The statistical results of the MLP/ANN model were compared with those of some previously developed QSPR models (Table 4). In Table 4, it can be observed that no applicability domain according to the OECD guidelines has been determined and no external quality measurement approach has been carried out in the other models with the exception of the model developed by Roy and Kabir [21]. Also, unlike other models, the MLP/ANN model and that of Roy and Kabir [21] are those that offer a better predictive power. If the statistical parameters of the internal validation are almost identical, our model slightly exceeds the model of Roy and Kabir [21] in terms of external validation, since the criteria based on the MAE have not been verified. It should be noted, however, that the results provided by Roy are those obtained by the linear regression-based techniques. We can conclude that the MLP/ANN model developed in this work is encouraging and can therefore be used for the determination of CMC of new surfactants, thus contributing to substantial amounts of money and time.

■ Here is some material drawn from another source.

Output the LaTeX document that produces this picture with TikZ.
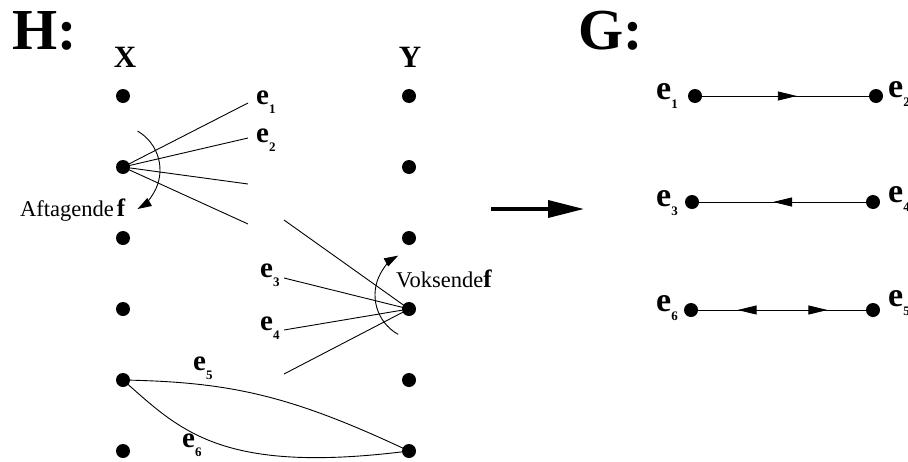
\documentclass[tikz,border=0pt]{standalone}
\usepackage{fontspec}
\setmainfont{Liberation Serif}
\usetikzlibrary{arrows.meta,decorations.markings}
\newcommand\elab[3]{{\fontsize{#1}{#1}\selectfont\bfseries e}\kern#3\raisebox{-9pt}{\fontsize{13}{13}\selectfont\bfseries #2}}
\tikzset{
  dot/.style={circle,fill=black,inner sep=0pt,minimum size=14pt},
  gdot/.style={circle,fill=black,inner sep=0pt,minimum size=14pt},
  lbl/.style={inner sep=0pt,anchor=base west},
  edge/.style={line width=0.9pt},
  tipA/.style={-{Triangle[length=14pt,width=9pt]}},
  mtip/.tip={Triangle[length=19pt,width=9pt]}
}
\begin{document}
\begin{tikzpicture}[x=1pt,y=-1pt]
\useasboundingbox (0,0) rectangle (908,461);
% titles
\node[lbl] (H) at (12,49) {\fontsize{58}{58}\selectfont\bfseries H:};
\node[lbl] (G) at (578,49) {\fontsize{58}{58}\selectfont\bfseries G:};
\node[inner sep=0pt,anchor=base] (Xt) at (125,67) {\fontsize{31}{31}\selectfont\bfseries X};
\node[inner sep=0pt,anchor=base] (Yt) at (410,67) {\fontsize{31}{31}\selectfont\bfseries Y};
% X and Y columns
\foreach \i/\y in {1/96,2/167,3/238,4/309,5/380,6/451}{
  \node[dot] (x\i) at (123,\y) {};
  \node[dot] (y\i) at (409,\y) {};
}
% edges from x2
\coordinate (a1) at (248,103);
\coordinate (a2) at (248,138);
\coordinate (a3) at (248,184);
\coordinate (a4) at (248,224);
\foreach \k in {1,2,3,4} \draw[edge] (x2.center) -- (a\k);
% edges to y4
\coordinate (b1) at (284,220);
\coordinate (b2) at (284,278);
\coordinate (b3) at (284,330);
\coordinate (b4) at (284,374);
\foreach \k in {1,2,3,4} \draw[edge] (b\k) -- (y4.center);
% curves
\draw[edge] (x5.center) .. controls (230,382) and (290,395) .. (y6.center);
\draw[edge] (x5.center) .. controls (180,430) and (220,475) .. (y6.center);
% edge labels H
\node[lbl] (le1) at (256,104) {\elab{29}{1}{0pt}};
\node[lbl] (le2) at (256,142) {\elab{29}{2}{0pt}};
\node[lbl] (le3) at (260,277) {\elab{29}{3}{0pt}};
\node[lbl] (le4) at (260,330) {\elab{29}{4}{0pt}};
\node[lbl] (le5) at (193,370) {\elab{29}{5}{0pt}};
\node[lbl] (le6) at (182,447) {\elab{29}{6}{0pt}};
% rotation arcs
\draw[edge,tipA] (115,170) ++(-60:45) arc[start angle=-60,end angle=60,radius=45];
\draw[edge,tipA] (420,295) ++(119:45) arc[start angle=119,end angle=241,radius=45];
\node[lbl] (aft) at (20,216) {\fontsize{22.5}{22.5}\selectfont Aftagende\kern3pt{\fontsize{25}{25}\selectfont\bfseries f}};
\node[lbl] (vok) at (396,287) {\fontsize{22.5}{22.5}\selectfont Voksende{\fontsize{25}{25}\selectfont\bfseries f}};
% big arrow
\coordinate (s) at (491,209);
\coordinate (t) at (584,209);
\draw[line width=3.5pt,-{Triangle[length=36pt,width=17pt]}] (s) -- (t);
% G graph
\node[gdot] (g1) at (695,96) {};
\node[gdot] (g2) at (876,96) {};
\node[gdot] (g3) at (692,202) {};
\node[gdot] (g4) at (873,202) {};
\node[gdot] (g6) at (691,310) {};
\node[gdot] (g5) at (873,310) {};
\draw[edge,postaction={decorate},decoration={markings,mark=at position 0.568 with {\arrow{mtip}}}] (g1) -- (g2);
\draw[edge,postaction={decorate},decoration={markings,mark=at position 0.443 with {\arrowreversed{mtip}}}] (g3) -- (g4);
\draw[edge,postaction={decorate},decoration={markings,mark=at position 0.235 with {\arrowreversed{mtip}},mark=at position 0.771 with {\arrow{mtip}}}] (g6) -- (g5);
\node[lbl] (ge1) at (656,99) {\elab{34}{1}{0pt}};
\node[lbl] (ge2) at (888,97) {\elab{34}{2}{0pt}};
\node[lbl] (ge3) at (656,206) {\elab{34}{3}{0pt}};
\node[lbl] (ge4) at (888,202) {\elab{34}{4}{0pt}};
\node[lbl] (ge6) at (656,311) {\elab{34}{6}{0pt}};
\node[lbl] (ge5) at (888,306) {\elab{34}{5}{0pt}};
\end{tikzpicture}
\end{document}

Table 4 Comparison of the results of internal and external validation of our best model (MLP/ANN) with previously published models

4 Conclusions

For the prediction of the CMC values for anionic surfactants, three regression methods were utilized (MLR, PLS and MLP/ANN) to develop robust predictive models. The proposed models trained and validated using a dataset comprised of 50 anionic surfactants were based on four molecular descriptors. By applying all available validation strategies, we were able to deduce that the models adopted were robust for both internal validation and external validation parameters. The multilayer perceptron–artificial neural network model (MLP/ANN) trained with the Broyden–Fletcher–Goldfarb–Shanno (BFGS) algorithm gave better performance in CMC predictions with a higher \( Q_{\text{ext}}^{2} \) and \( \overline{{r_{m}^{2} }} \) values (0.95 and 0.87) and acceptable ∆r²_m value (0.15) for testing dataset compared to that of previously reported models. The MAE-based metrics estimated that the MLP/ANN model shows ‘GOOD’ predictions (after removing 5% test set objects with high residual values).

By studying the properties of the four descriptors used to develop QSPR models, it appears that the length of the aliphatic chain, the electronic properties (electronegativity), and the structure of the molecules play a crucial role in the micellization process. In conclusion, the QSPR model developed in this work is in line with OECD principles and is useful to provide early CMC estimations on the one hand and to design new surfactants with a special property on the other hand.